There are several ways in which Critique needs to support questions of scale. The Critique tool must scale to the large quantity of review requests produced without suffering a degradation in performance. Because Critique is on the critical path to getting changes committed, it must load efficiently and be usable for special situations such as unusually large changes.2 The interface must support managing user activities (such as finding relevant changes) over the large codebase and help reviewers and authors navigate the codebase. For example, Critique helps with finding appropriate reviewers for a change without having to figure out the ownership/maintainer landscape (a feature that is particularly important for large-scale changes such as API migrations that can affect many files).
Critique favors an opinionated process and a simple interface to improve the general review workflow. However, Critique does allow some customizability: custom analyzers and presubmits provide specific context on changes, and some team-specific policies (such as requiring LGTM from multiple reviewers) can be enforced.

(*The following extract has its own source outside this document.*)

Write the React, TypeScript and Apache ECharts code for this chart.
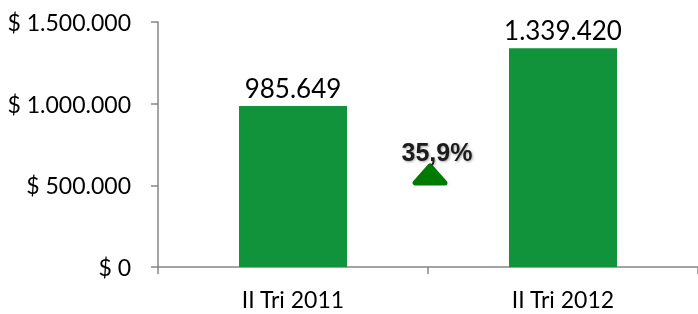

Trust and communication are core to the code review process. A tool can enhance the experience, but can’t replace them. Tight integration with other tools has also been a key factor in Critique’s success.
Trust and communication are core to the code review process. A tool can enhance the experience, but it can’t replace them.
Tight integration with other tools is key to great code review experience.
2Although most changes are small (fewer than 100 lines), Critique is sometimes used to review large refactoring changes that can touch hundreds or thousands of files, especially for LSCs that must be executed atomically (see Large-Scale Changes).